I have some sewing patterns that I would like to share (and hopefully swap) but all of the PDFs have a

“This was purchased by John Doe [email protected] #ordernumber - if you are not John Doe, please dob in the person you got this from to [email protected] so we can sick our lawyers on them”

sorta footer on every single page.

Obviously for privacy reasons (and because I don’t actually want lawyers sicked onto me), I need to remove this footer.

These are often complex PDFs with more than a hundred pages and multiple layers.

I managed to successfully remove the editing password (not user/viewing password, just can’t edit without password) with qpdf --decrypt. But removing that footer has left me at a dead end. I have even tried manually removing every single instance of those footers using Master PDF Editor but saving the file flattened it and you are no longer able to show/hide layers which is essential for correct printing. (Please don’t ask me how many different PDF editors I have tried because it has been so so SO many I have lost count).

Not that I really want to have to manually edit this out on what could amount to over a thousand pages but searching for a command to remove a certain phrase has come up empty. Even Master PDF Editor doesn’t seem to have a bulk remove or search and replace function (just search).

I use Linux btw.

  • cecilkorik@piefed.ca
    link
    fedilink
    English
    arrow-up
    19
    ·
    6 hours ago

    Just because the visible footer gets removed doesn’t mean there isn’t other unique tracking information hidden deep in the PDF that could still get the lawyers sicced on you. Depending on how valuable this information is to the company, and how litigious they are, you have to judge how far they might’ve gone and might yet go to protect it.

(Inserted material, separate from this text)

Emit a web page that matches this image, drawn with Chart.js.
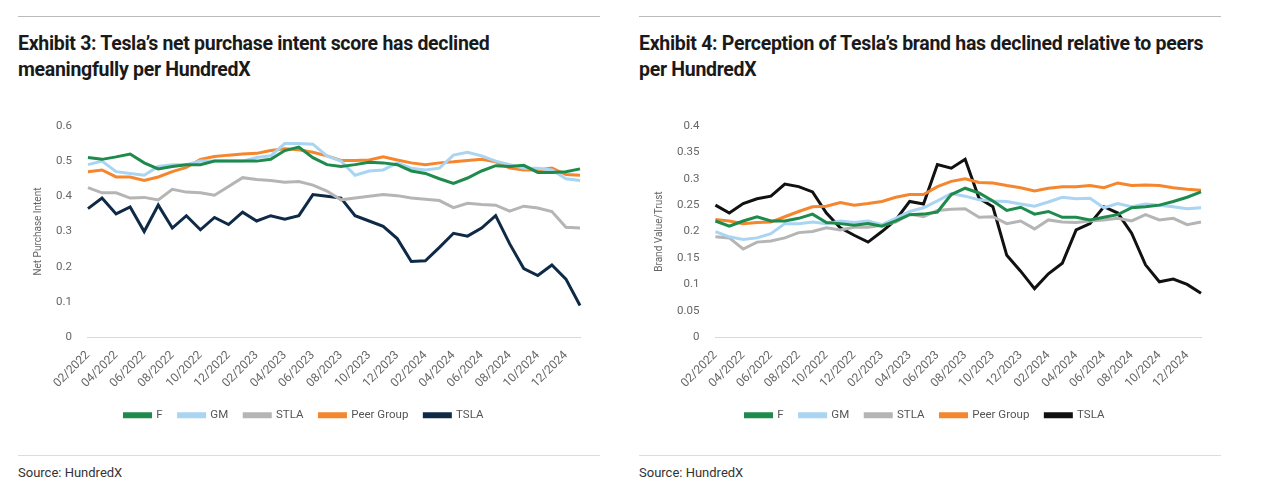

    Unfortunately, that’s why this kind of copy protection can an actually be an effective tactic to prevent individuals from sharing their copies. While there might be ways to strip this kind of hidden data on simpler PDFs… even resorting to methods like screenshotting or printing and scanning, still cannot give you absolute confidence that there isn’t some subtle unique identifier invisibly hidden in the layout or through subtle inconspicuous variations, especially if you’re doing this regularly and they start targeting you and your account for identification. And on complex PDFs there are so many more ways they could hide this information digitally if they know where to look for it and you don’t. 99% of the time it’s going to be pretty obvious to strip out, but are you willing to take that risk even if you do find a technical method of removing the visible footers? If it’s a one-off, maybe you can get away with it, but in the long term this strategy is not viable and is a trap for rookies.

    The only truly safe way to share digitally watermarked content like this is to buy it with a burner account and full opsec in the first place. Nobody to sic lawyers on if it’s a hacked paypal or a stolen/prepaid credit card or an untraceable email and IP, or in a jurisdiction with no enforcement. Smash and grab, get the data anonymously and get out. Don’t share stuff from your personal account that’s literally got your name and banking information attached to it unless you can confirm it’s bit-for-bit indistinguishable from other innocent copies with something like a checksum.